Cruise, the San-Francisco–based designer and operator of all-electric self-driving cars, employs nearly 2,000 engineers, including somewhere between 300 and 900 engineers with Ph.D. degrees. They work in hardware and software. They specialize in AI, security, and safety. And though, indeed, some have robotics, automation, or automotive backgrounds, many don’t. Instead, they come from an incredibly long list of different technical fields—e-commerce, finance, game development, animation, cameras, semiconductors, and app development.
Here’s what Mohamed Elshenawy, Cruise’s executive vice president of engineering, told IEEE Spectrum about the company’s workforce. (Elshenawy himself came to Cruise from stints as chief technology officer at a financial services startup and leader of a technology team at Amazon.)
IEEE Spectrum:Let’s start with the big picture of your engineering team.
Mohamed Elshenawy: In AI, we have machine-learning (ML) engineers that build the on-the-road decision-making modules. We also have the engineers that help build the tools for our continuous-learning machine. We have data engineers and data scientists, and even UI folks that help with the tools that the main core ML engineers use.
In robotics, we have AV foundations engineers, who build and maintain our robotics operating systems, and embedded systems developers.
In our security and safety operations, we have engineers working on threat modeling, app security engineering, IT enterprise security, and the security of the vehicle itself, along with all the systems engineers responsible for test validation, generating test-case scenarios, and tracking it all.
Our hardware engineers build our own EVs from the ground up, in partnership with GM and Honda. They handle the definition, design, development, and production of sensors, compute modules, and related hardware and include about 50 engineering disciplines, including acoustic engineers, power engineers, system-on-chips people, and so on.
Finally, we have the product engineering team—that covers both user-facing and internal apps—and the infrastructure team which builds the technical foundations (cloud infrastructure, internal tools, etc.) that the rest of our engineers rely on every day to get work done.
Where do these engineers generally come from?
Elshenawy: Many of our AI engineers come from academia, consumer tech, and finance. Our simulation group is part of this team. They include several engineers that helped build The Sims and others that worked for gaming and animation studios like Pixar, LucasArts, and Ubisoft. Our hardware engineers include people who came from Kodak, JPL, and chipmakers, as well as academia. For robotics, we generally look to robotics, other automotive, and aerospace companies for hiring. On the security side, we hire a mix of researchers and practitioners—and even literal hackers, including the team that infamously hacked a Jeep. Our product and infrastructure engineers come from a variety of traditional engineering companies as well as startups; they’ve previously built videoconferencing software, cloud computing platforms, and even a meditation app.

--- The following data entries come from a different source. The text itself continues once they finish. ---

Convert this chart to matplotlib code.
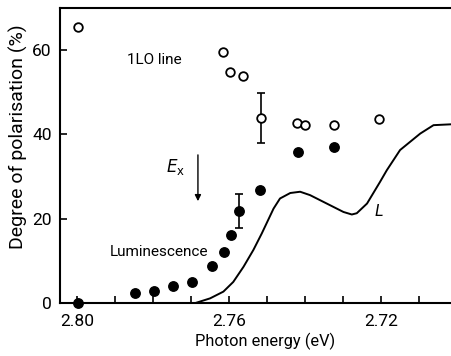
import matplotlib
matplotlib.use("Agg")
import matplotlib.pyplot as plt

plt.rcParams['font.family'] = ['Roboto', 'DejaVu Sans']

# 1LO line (open circles)
lo_x = [2.7997, 2.7616, 2.7597, 2.7563, 2.7516, 2.7421, 2.7400, 2.7324, 2.7205]
lo_y = [65.4, 59.5, 54.7, 53.8, 43.8, 42.7, 42.2, 42.2, 43.6]
lo_err_x = [2.7516]
lo_err_y = [43.8]
lo_err = [[5.9], [6.0]]

# Luminescence (filled circles)
lum_x = [2.7997, 2.7847, 2.7797, 2.7747, 2.7697, 2.7645, 2.7613, 2.7595, 2.7574, 2.7518, 2.7418, 2.7324]
lum_y = [0.0, 2.4, 2.8, 4.0, 5.0, 8.8, 12.1, 16.1, 21.8, 26.8, 35.8, 37.0]
lum_err_x = [2.7574]
lum_err_y = [21.8]
lum_err = [[4.0], [4.0]]

# Curve L
L_x = [2.7685, 2.7650, 2.7615, 2.7589, 2.7562, 2.7536, 2.7514, 2.7483, 2.7466, 2.7439,
       2.7413, 2.7387, 2.7343, 2.7299, 2.7277, 2.7264, 2.7237, 2.7203, 2.7185, 2.7150,
       2.7097, 2.7062, 2.7016]
L_y = [0.1, 1.1, 2.7, 5.0, 8.6, 12.6, 16.5, 22.4, 24.8, 26.1,
       26.4, 25.6, 23.6, 21.6, 21.0, 21.3, 23.6, 28.7, 31.5, 36.3,
       40.2, 42.2, 42.4]

x_ticks = [2.80, 2.76, 2.72]
x_ticklabels = ["2.80", "2.76", "2.72"]
x_minor = [2.79, 2.78, 2.77, 2.75, 2.74, 2.73, 2.71]
y_ticks = [0, 20, 40, 60]

fig = plt.figure(figsize=(4.51, 3.56), dpi=100)
ax = fig.add_axes([60/451, 53/356, 391/451, 295/356])

ax.plot(L_x, L_y, color='black', lw=1.4, zorder=2)
ax.plot(lo_x, lo_y, 'o', mfc='white', mec='black', mew=1.3, ms=6.2, zorder=3)
ax.errorbar(lo_err_x, lo_err_y, yerr=lo_err, fmt='none', ecolor='black', elinewidth=1.2, capsize=3, capthick=1.2, zorder=2)
ax.plot(lum_x, lum_y, 'o', color='black', ms=6.8, zorder=3, clip_on=False)
ax.errorbar(lum_err_x, lum_err_y, yerr=lum_err, fmt='none', ecolor='black', elinewidth=1.2, capsize=3, capthick=1.2, zorder=2)

# E_x arrow
ax.annotate('', xy=(2.7682, 23.5), xytext=(2.7682, 35.8),
            arrowprops=dict(arrowstyle='-|>', color='black', lw=1.0, mutation_scale=9))
ax.text(2.7742, 32.2, r'$E_\mathrm{x}$', fontsize=12, ha='center', va='center')

ax.text(2.7868, 57.6, '1LO line', fontsize=11, ha='left', va='center')
ax.text(2.7913, 12.1, 'Luminescence', fontsize=11, ha='left', va='center')
ax.text(2.7216, 21.6, 'L', fontsize=12, ha='left', va='center', style='italic')

ax.set_xticks(x_ticks)
ax.set_xticklabels(x_ticklabels)
ax.set_xticks(x_minor, minor=True)
ax.set_yticks(y_ticks)
ax.set_xlim(2.8045, 2.7016)
ax.set_ylim(0, 70)
ax.tick_params(direction='in', length=5, width=1.2, labelsize=12.5, pad=6)
ax.tick_params(which='minor', direction='in', length=5, width=1.2)
ax.tick_params(axis='x', pad=8)

for s in ['left', 'bottom', 'top']:
    ax.spines[s].set_linewidth(1.5)
ax.spines['right'].set_visible(False)

ax.set_xlabel('Photon energy (eV)', fontsize=11.8)
ax.xaxis.set_label_coords(0.524, -0.1)
ax.set_ylabel('Degree of polarisation (%)', fontsize=14)
ax.yaxis.set_label_coords(-0.083, 0.565)

fig.savefig('out.png', dpi=100)
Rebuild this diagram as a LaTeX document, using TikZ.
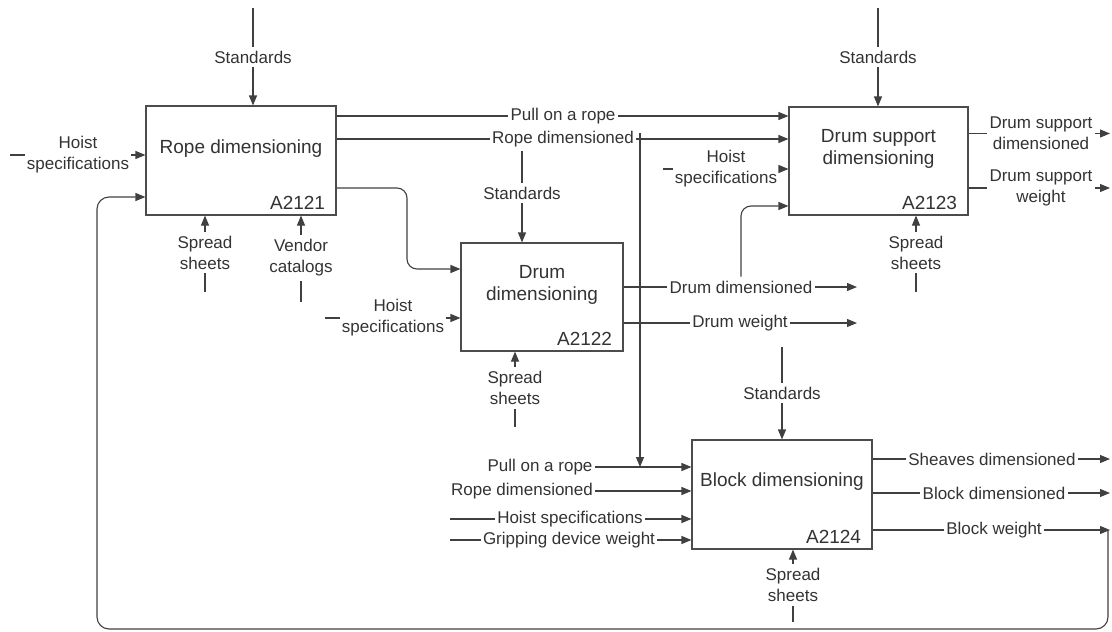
\documentclass[tikz,border=0pt]{standalone}
\usepackage{fontspec}
\setmainfont{Liberation Sans}
\usepackage{tikz}
\usetikzlibrary{arrows.meta}
\usetikzlibrary{positioning}
\usetikzlibrary{calc}
\definecolor{inkgray}{gray}{0.2}
\tikzset{
  % Filled triangle tips, as in the IDEF0 sheet
  >={Triangle[length=10pt,width=8pt]},
  % Common styles for connectors
  line/.style={draw=black!75, line width=1.1pt},
  arrowline/.style={line, ->}
}

\begin{document}
\begin{tikzpicture}[x=1pt, y=-1pt]
    % Define styles
    \tikzstyle{activity} = [rectangle, draw=black!70, line width=1.1pt, inner sep=0pt]
    \tikzstyle{title} = [text=inkgray, align=center, font=\fontsize{19}{22}\selectfont]
    \tikzstyle{code} = [text=inkgray, anchor=base east, font=\fontsize{19}{22}\selectfont]
    \tikzstyle{tag} = [text=inkgray, align=center, inner xsep=2pt, inner ysep=4pt, font=\fontsize{17}{21}\selectfont]

    \useasboundingbox (0,0) rectangle (1112,632);

    % Place boxes
    \node [activity, minimum width=190pt, minimum height=109pt] (rope) at (241,160.5) {};
    \node [activity, minimum width=162pt, minimum height=108pt] (drum) at (542,297) {};
    \node [activity, minimum width=179pt, minimum height=108pt] (dsup) at (878.5,161) {};
    \node [activity, minimum width=180pt, minimum height=109pt] (blk) at (782,494.5) {};

    \node [title] at ([yshift=12pt]rope.center) {Rope dimensioning};
    \node [title] at ([yshift=12.5pt]drum.center) {Drum\\dimensioning};
    \node [title] at ([yshift=12.5pt]dsup.center) {Drum support\\dimensioning};
    \node [title] at ([yshift=12.5pt]blk.center) {Block dimensioning};
    \node [code] at ([xshift=-8pt,yshift=6pt]rope.south east) {A2121};
    \node [code] at ([xshift=-8pt,yshift=6pt]drum.south east) {A2122};
    \node [code] at ([xshift=-8pt,yshift=6pt]dsup.south east) {A2123};
    \node [code] at ([xshift=-8pt,yshift=6pt]blk.south east) {A2124};

    % Place labels
    \node [tag] (rstd) at (253,57) {Standards};
    \node [tag] (sstd) at (878,57) {Standards};
    \node [tag] (pull) at (563,116) {Pull on a rope};
    \node [tag] (rdim) at (563,139) {Rope dimensioned};
    \node [tag] (dstd) at (522,193) {Standards};
    \node [tag] (bstd) at (782,393) {Standards};
    \node [tag] (rhs) at (78,155) {Hoist\\specifications};
    \node [tag] (dhs) at (393,318) {Hoist\\specifications};
    \node [tag] (shs) at (726,169) {Hoist\\specifications};
    \node [tag] (rss) at (205,252.5) {Spread\\sheets};
    \node [tag] (rvc) at (301,258) {Vendor\\catalogs};
    \node [tag] (dss) at (515,388) {Spread\\sheets};
    \node [tag] (sss) at (916,252.5) {Spread\\sheets};
    \node [tag] (bss) at (793,585) {Spread\\sheets};
    \node [tag] (ddim) at (741,287) {Drum dimensioned};
    \node [tag] (dwt) at (740,323) {Drum weight};
    \node [tag] (sdim) at (1041,133.5) {Drum support\\dimensioned};
    \node [tag] (swt) at (1041,188) {Drum support\\weight};
    \node [tag] (bpull) at (540,467) {Pull on a rope};
    \node [tag] (brdim) at (522,491) {Rope dimensioned};
    \node [tag] (bhs) at (570,519) {Hoist specifications};
    \node [tag] (bgw) at (569,540) {Gripping device weight};
    \node [tag] (bshv) at (992,459) {Sheaves dimensioned};
    \node [tag] (bdim) at (994,493) {Block dimensioned};
    \node [tag] (bwt) at (994,530) {Block weight};

    % Free ends
    \coordinate (rstd0) at (253,8);
    \coordinate (sstd0) at (878,8);
    \coordinate (bstd0) at (782,347);
    \coordinate (rhs0) at (10,155);
    \coordinate (dhs0) at (325,318);
    \coordinate (shs0) at (663,169);
    \coordinate (rss0) at (205,292);
    \coordinate (rvc0) at (301,302);
    \coordinate (dss0) at (515,427);
    \coordinate (sss0) at (916,292);
    \coordinate (bss0) at (793,622);
    \coordinate (bhs0) at (450,519);
    \coordinate (bgw0) at (450,540);
    \coordinate (ddim1) at (857,287);
    \coordinate (dwt1) at (857,323);
    \coordinate (sdim1) at (1110,133.5);
    \coordinate (swt1) at (1110,188);
    \coordinate (bshv1) at (1110,459);
    \coordinate (bdim1) at (1110,493);
    \coordinate (bwt1) at (1110,530);
    \coordinate (pbr0) at (640,133);
    \coordinate (loop0) at (1108,530);

    % Controls
    \draw [line] (rstd0) -- (rstd);
    \draw [arrowline] (rstd) -- (rope.north -| rstd);
    \draw [line] (sstd0) -- (sstd);
    \draw [arrowline] (sstd) -- (dsup.north -| sstd);
    \draw [line] (rdim.south -| dstd) -- (dstd);
    \draw [arrowline] (dstd) -- (drum.north -| dstd);
    \draw [line] (bstd0) -- (bstd);
    \draw [arrowline] (bstd) -- (blk.north -| bstd);

    % Mechanisms
    \foreach \lbl/\act in {rss/rope, rvc/rope, dss/drum, sss/dsup, bss/blk} {
      \draw [line] (\lbl0) -- (\lbl);
      \draw [arrowline] (\lbl) -- (\act.south -| \lbl);
    }

    % Inputs
    \draw [line] (rhs0) -- (rhs);
    \draw [arrowline] (rhs) -- (rope.west |- rhs);
    \draw [line] (dhs0) -- (dhs);
    \draw [arrowline] (dhs) -- (drum.west |- dhs);
    \draw [line] (shs0) -- (shs);
    \draw [arrowline] (shs) -- (dsup.west |- shs);
    \draw [arrowline] (bpull) -- (blk.west |- bpull);
    \draw [arrowline] (brdim) -- (blk.west |- brdim);
    \draw [line] (bhs0) -- (bhs);
    \draw [arrowline] (bhs) -- (blk.west |- bhs);
    \draw [line] (bgw0) -- (bgw);
    \draw [arrowline] (bgw) -- (blk.west |- bgw);

    % Outputs of rope dimensioning
    \draw [line] (rope.east |- pull) -- (pull);
    \draw [arrowline] (pull) -- (dsup.west |- pull);
    \draw [line] (rope.east |- rdim) -- (rdim);
    \draw [arrowline] (rdim) -- (dsup.west |- rdim);
    \draw [arrowline] (pbr0) -- (pbr0 |- bpull);
    \draw [arrowline, rounded corners=10pt] (rope.east |- 0,188) -| (407,269) -- (drum.west |- 0,269);

    % Outputs of drum dimensioning
    \draw [line] (drum.east |- ddim) -- (ddim);
    \draw [arrowline] (ddim) -- (ddim1);
    \draw [arrowline, rounded corners=10pt] (ddim.north) |- (dsup.west |- 0,206);
    \draw [line] (drum.east |- dwt) -- (dwt);
    \draw [arrowline] (dwt) -- (dwt1);

    % Outputs of drum support and block dimensioning
    \foreach \lbl/\act in {sdim/dsup, swt/dsup, bshv/blk, bdim/blk, bwt/blk} {
      \draw [line] (\act.east |- \lbl) -- (\lbl);
      \draw [arrowline] (\lbl) -- (\lbl1);
    }

    % Feedback to rope dimensioning
    \draw [arrowline, rounded corners=12pt] (loop0) |- (97,629) |- (rope.west |- 0,197);
\end{tikzpicture}
\end{document}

How has the mix shifted over the years?
Elshenawy: We’re solving for a problem that is mainly rooted in general AI, so we’ve always been heavy on the AI side of things. Because we are cloud native, we are able to leverage a lot of the existing technology that is provided by cloud providers, such as Google Cloud Platform and Azure; we don’t need to reinvent that. So we’re leaning more heavily towards AI, robotics, and hardware over time.
Also, we’re ramping up product engineering now that we have started charging members of the public to ride in fully driverless cars. We expect that to continue to grow there as we solve for the technology and expand to multiple cities in the United States and internationally.
You mean people working on the customer-facing app?
Elshenawy: That and a lot more. This includes the customer-facing app that lets you order a ride, the in-car experience, and all the fleet operation on the back end, where we control our fleet, placing our fleet ahead of demand and determining pricing, and all the services that keep these lights on.
What do your engineers have in common?
Elshenawy: The self-driving cars problem is a great AI problem, and some people think about it as essentially a research problem, because you’re pushing the state of the art. But when you think about how you are actually going to pragmatically ship something continuously, it’s all rooted in experimentation.
So one common factor that we find in the engineers who are successful here, regardless of where in our organization that they land, is having the experimentation mind-set, the humble, resilient mind-set of someone who’s continuously curious and very agile in nature. There are certain types of engineers that don’t deal well with uncertainty and experimentation, and there are other engineers who thrive under an environment of continuous learning.
So the common trait among all these engineers is that learning, curiosity, and experimentation mind-set, and having the agility to deal with an unknown problem like this one.
What are the hardest roles to fill right now?
Elshenawy: Software, in general, has a shortage and will always have less supply than demand in the coming years, particularly in AI, applied machine learning, and deep learning, and we will continue to need these engineers in many different areas as we grow. Robotics specializations, and in general, control theory, will be very important as we go forward and those areas will continually face high demand.